-- Begin --
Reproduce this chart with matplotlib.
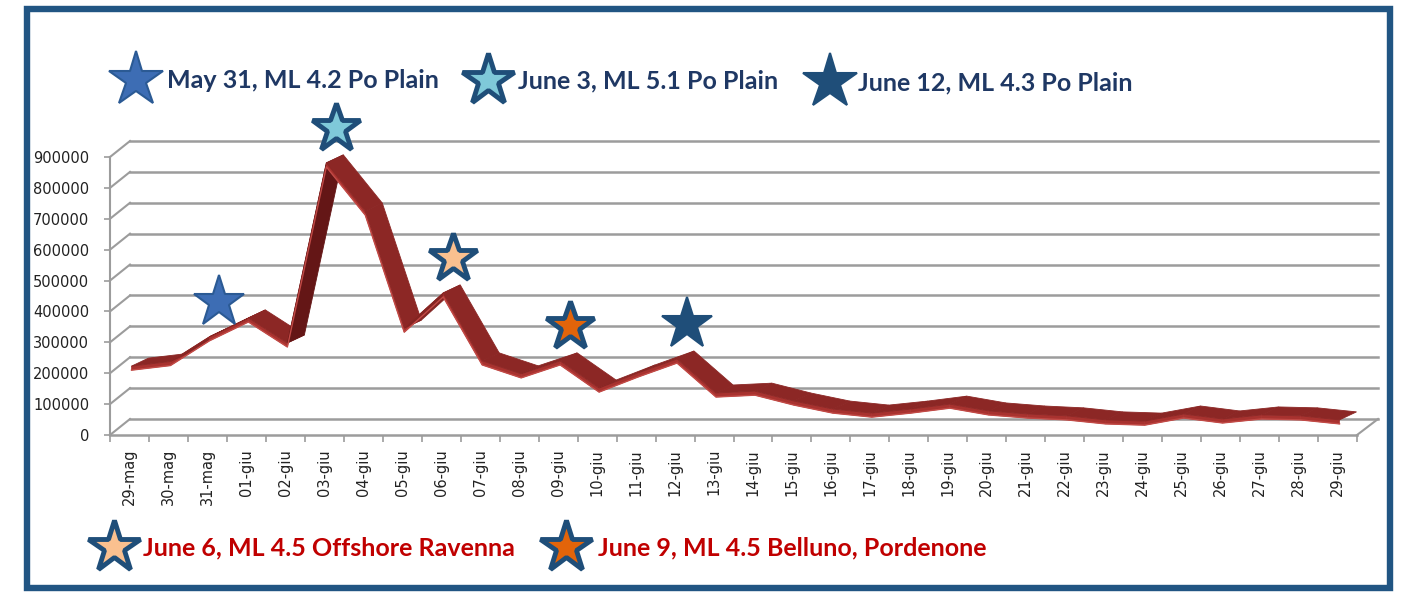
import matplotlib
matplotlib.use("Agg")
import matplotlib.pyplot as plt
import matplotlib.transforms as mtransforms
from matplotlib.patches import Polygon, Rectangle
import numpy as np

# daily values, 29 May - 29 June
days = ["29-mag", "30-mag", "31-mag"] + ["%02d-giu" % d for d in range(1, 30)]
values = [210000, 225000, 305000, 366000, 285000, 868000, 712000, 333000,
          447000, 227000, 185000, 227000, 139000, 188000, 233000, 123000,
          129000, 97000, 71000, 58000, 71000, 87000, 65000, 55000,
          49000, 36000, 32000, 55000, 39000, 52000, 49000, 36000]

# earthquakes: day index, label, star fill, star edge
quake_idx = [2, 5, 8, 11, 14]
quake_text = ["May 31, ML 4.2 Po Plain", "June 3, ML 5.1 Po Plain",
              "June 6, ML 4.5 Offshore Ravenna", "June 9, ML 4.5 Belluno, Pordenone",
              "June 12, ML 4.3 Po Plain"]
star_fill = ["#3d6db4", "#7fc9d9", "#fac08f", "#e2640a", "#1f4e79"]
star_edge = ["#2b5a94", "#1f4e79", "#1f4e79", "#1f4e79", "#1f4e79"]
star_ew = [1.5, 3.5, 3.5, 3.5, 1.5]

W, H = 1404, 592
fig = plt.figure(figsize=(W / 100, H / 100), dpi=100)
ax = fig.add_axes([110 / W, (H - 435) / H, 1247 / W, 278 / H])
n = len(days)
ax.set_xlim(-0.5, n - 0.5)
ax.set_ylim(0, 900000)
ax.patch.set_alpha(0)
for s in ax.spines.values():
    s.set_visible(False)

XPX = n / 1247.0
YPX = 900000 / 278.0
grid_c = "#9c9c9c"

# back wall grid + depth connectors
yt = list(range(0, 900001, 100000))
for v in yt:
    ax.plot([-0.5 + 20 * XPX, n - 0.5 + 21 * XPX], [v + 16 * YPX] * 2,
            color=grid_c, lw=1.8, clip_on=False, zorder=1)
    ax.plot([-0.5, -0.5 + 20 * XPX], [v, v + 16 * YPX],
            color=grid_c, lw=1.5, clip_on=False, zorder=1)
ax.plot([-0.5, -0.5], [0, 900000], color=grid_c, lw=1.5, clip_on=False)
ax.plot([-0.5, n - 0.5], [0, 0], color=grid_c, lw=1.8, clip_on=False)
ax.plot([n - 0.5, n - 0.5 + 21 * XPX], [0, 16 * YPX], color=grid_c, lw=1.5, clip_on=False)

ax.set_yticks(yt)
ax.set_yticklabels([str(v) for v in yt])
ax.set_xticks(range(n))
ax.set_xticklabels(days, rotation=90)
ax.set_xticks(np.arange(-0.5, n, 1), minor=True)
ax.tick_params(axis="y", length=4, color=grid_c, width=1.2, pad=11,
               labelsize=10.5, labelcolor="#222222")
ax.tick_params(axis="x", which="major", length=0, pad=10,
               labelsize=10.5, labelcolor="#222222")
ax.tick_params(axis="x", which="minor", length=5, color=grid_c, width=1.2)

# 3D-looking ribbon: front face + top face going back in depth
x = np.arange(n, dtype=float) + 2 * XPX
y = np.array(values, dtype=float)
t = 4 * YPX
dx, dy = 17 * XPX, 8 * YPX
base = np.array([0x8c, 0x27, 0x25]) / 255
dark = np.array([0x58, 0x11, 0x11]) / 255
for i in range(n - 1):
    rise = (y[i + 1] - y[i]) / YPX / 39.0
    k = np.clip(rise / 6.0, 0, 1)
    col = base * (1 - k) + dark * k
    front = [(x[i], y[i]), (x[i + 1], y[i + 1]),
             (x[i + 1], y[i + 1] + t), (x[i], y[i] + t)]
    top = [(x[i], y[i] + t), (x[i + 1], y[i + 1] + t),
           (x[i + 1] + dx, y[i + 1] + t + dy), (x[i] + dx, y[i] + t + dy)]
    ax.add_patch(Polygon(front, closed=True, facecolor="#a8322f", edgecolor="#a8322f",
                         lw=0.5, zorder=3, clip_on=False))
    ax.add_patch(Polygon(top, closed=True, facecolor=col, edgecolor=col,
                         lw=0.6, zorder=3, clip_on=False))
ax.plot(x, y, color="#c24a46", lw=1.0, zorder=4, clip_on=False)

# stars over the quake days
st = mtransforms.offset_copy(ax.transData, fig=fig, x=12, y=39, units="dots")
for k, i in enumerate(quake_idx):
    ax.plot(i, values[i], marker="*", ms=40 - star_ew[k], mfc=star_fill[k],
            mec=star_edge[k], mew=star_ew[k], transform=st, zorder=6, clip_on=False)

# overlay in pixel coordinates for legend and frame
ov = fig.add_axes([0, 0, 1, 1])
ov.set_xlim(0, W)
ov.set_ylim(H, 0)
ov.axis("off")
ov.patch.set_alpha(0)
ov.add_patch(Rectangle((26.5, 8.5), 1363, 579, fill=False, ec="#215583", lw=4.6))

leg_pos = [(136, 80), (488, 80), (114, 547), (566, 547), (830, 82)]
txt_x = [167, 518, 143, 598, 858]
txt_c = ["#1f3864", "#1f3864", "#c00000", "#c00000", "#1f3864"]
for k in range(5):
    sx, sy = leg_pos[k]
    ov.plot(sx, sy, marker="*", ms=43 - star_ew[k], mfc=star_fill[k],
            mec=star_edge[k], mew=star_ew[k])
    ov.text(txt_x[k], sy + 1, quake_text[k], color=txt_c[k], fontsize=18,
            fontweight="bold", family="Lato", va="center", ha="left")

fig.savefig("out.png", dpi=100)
-- End --
#### INSTRUCTIONS TO FOLLOW
Transcribe the opening line of the listing above, please, and every line after it through the line with "ax.plot([n - 0.5, n", word for word, without pictures.

#### RESULT FOR THIS EXERCISE
Reproduce this chart with matplotlib.
import matplotlib
matplotlib.use("Agg")
import matplotlib.pyplot as plt
import matplotlib.transforms as mtransforms
from matplotlib.patches import Polygon, Rectangle
import numpy as np

# daily values, 29 May - 29 June
days = ["29-mag", "30-mag", "31-mag"] + ["%02d-giu" % d for d in range(1, 30)]
values = [210000, 225000, 305000, 366000, 285000, 868000, 712000, 333000,
          447000, 227000, 185000, 227000, 139000, 188000, 233000, 123000,
          129000, 97000, 71000, 58000, 71000, 87000, 65000, 55000,
          49000, 36000, 32000, 55000, 39000, 52000, 49000, 36000]

# earthquakes: day index, label, star fill, star edge
quake_idx = [2, 5, 8, 11, 14]
quake_text = ["May 31, ML 4.2 Po Plain", "June 3, ML 5.1 Po Plain",
              "June 6, ML 4.5 Offshore Ravenna", "June 9, ML 4.5 Belluno, Pordenone",
              "June 12, ML 4.3 Po Plain"]
star_fill = ["#3d6db4", "#7fc9d9", "#fac08f", "#e2640a", "#1f4e79"]
star_edge = ["#2b5a94", "#1f4e79", "#1f4e79", "#1f4e79", "#1f4e79"]
star_ew = [1.5, 3.5, 3.5, 3.5, 1.5]

W, H = 1404, 592
fig = plt.figure(figsize=(W / 100, H / 100), dpi=100)
ax = fig.add_axes([110 / W, (H - 435) / H, 1247 / W, 278 / H])
n = len(days)
ax.set_xlim(-0.5, n - 0.5)
ax.set_ylim(0, 900000)
ax.patch.set_alpha(0)
for s in ax.spines.values():
    s.set_visible(False)

XPX = n / 1247.0
YPX = 900000 / 278.0
grid_c = "#9c9c9c"

# back wall grid + depth connectors
yt = list(range(0, 900001, 100000))
for v in yt:
    ax.plot([-0.5 + 20 * XPX, n - 0.5 + 21 * XPX], [v + 16 * YPX] * 2,
            color=grid_c, lw=1.8, clip_on=False, zorder=1)
    ax.plot([-0.5, -0.5 + 20 * XPX], [v, v + 16 * YPX],
            color=grid_c, lw=1.5, clip_on=False, zorder=1)
ax.plot([-0.5, -0.5], [0, 900000], color=grid_c, lw=1.5, clip_on=False)
ax.plot([-0.5, n - 0.5], [0, 0], color=grid_c, lw=1.8, clip_on=False)
ax.plot([n - 0.5, n - 0.5 + 21 * XPX], [0, 16 * YPX], color=grid_c, lw=1.5, clip_on=False)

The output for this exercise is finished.